Me: Tell us about your job as a flight commander for the United States Air Force?
Captain Brian Duque: Being a flight commander is the first opportunity at command for an officer to prepare the squadron commander position. It is an opportunity to grow and develop as an officer by trying different leadership styles and making mistakes to learn from. You can almost think of a flight commander as a mini squadron commander in that they are totally responsible for everything that occurs in their flight. The concepts are very similar, just on a smaller scale with more room to learn. Some of the responsibilities of a flight commander include making sure the members in our flight, roughly 70 people, are combat ready and overseeing their academic, simulator, flight, and ground training. I monitor manning levels, project losses, and build up the replacements for those losses. A flight commander also provides mentorship and feedback for the members of his/her flight.
Me: Could you tell us about a few experiences you’d consider as victories?
Capt Duque: Last year, on Fourth of July, I was able to help track the Tu-95 Russian Bombers off the coast of Alaska and as they headed towards California. We were airborne for many hours and tracked the entire flight of the Russian bombers. During the flight, there were moments when we were definitely anxious…Afterwards, I was lucky enough to enjoy the last couple of hours of the July 4th celebrations. I was exhausted, yet so glad I got to be a part of that mission because it reminded me of why I wanted to serve.
Also, while I was stationed in Alaska, I had the most challenging and rewarding job up to that point. I had just gotten a new job as an assistant flight commander for S-Flight (the Support Flight). S-Flight was unique in that it not only encompassed flyers that I was responsible for but also a myriad of enlisted career fields that I didn’t know much about. We supported the administrative portion for Aircrew Flight Equipment, Intelligence, Squadron Aviation Resource Management, Commander’s Support Staff, and Communications.
Our flight commander was then in upgrade training, so I assumed the role of acting flight commander for five months. I set out to observe each office for a couple of weeks, while also getting to know the personnel under me and also keeping the flyers combat ready. Morale was also low in S-Flight because they were considered an irregular flight in the squadron since they were not solely comprised with flyers as the other flights were.
After getting to know how each office worked and operated, I began to see where we could refine certain processes and streamline things to make each office more effective. I also started quarterly potlucks as a way for each office to bring their signature dishes to share and for the 40 members in our flight to get to know each other better. My leadership team and I also worked hard together to get our members recognized and to start winning quarterly awards, culminating in my flight winning flight of the quarter. After that win, my flight knew they were just as good as any flight.

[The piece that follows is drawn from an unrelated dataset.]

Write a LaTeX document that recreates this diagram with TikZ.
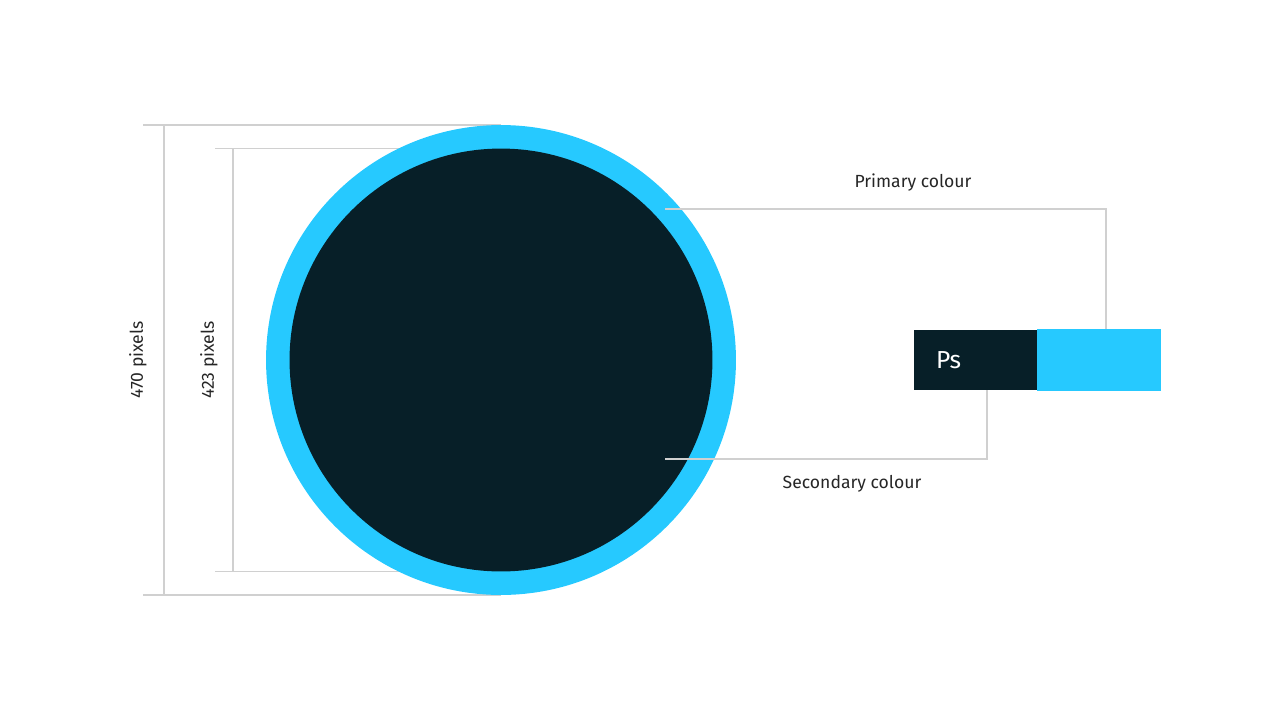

Looking back at my time in S-Flight, I realized that was the reason I became an officer, to bring a diverse group of people together and make them better and work towards a common goal, to accomplish something bigger than ourselves….I do hope that my superiors, peers, subordinates, and friends know that I will always do my best at whatever task I am given. I will never ask somebody to do something that I would not do myself. I also hope they trust that I will take care of those around me to the best of my abilities.
Me: What’s something most people don’t know about you?
Capt Duque: Most people don’t know that if I didn’t have my wife to support me, I don’t know if I’d be able to do all of the tasks I have. She really has been the reason I keep improving and trying to better everything around me. I couldn’t do it all without her for sure.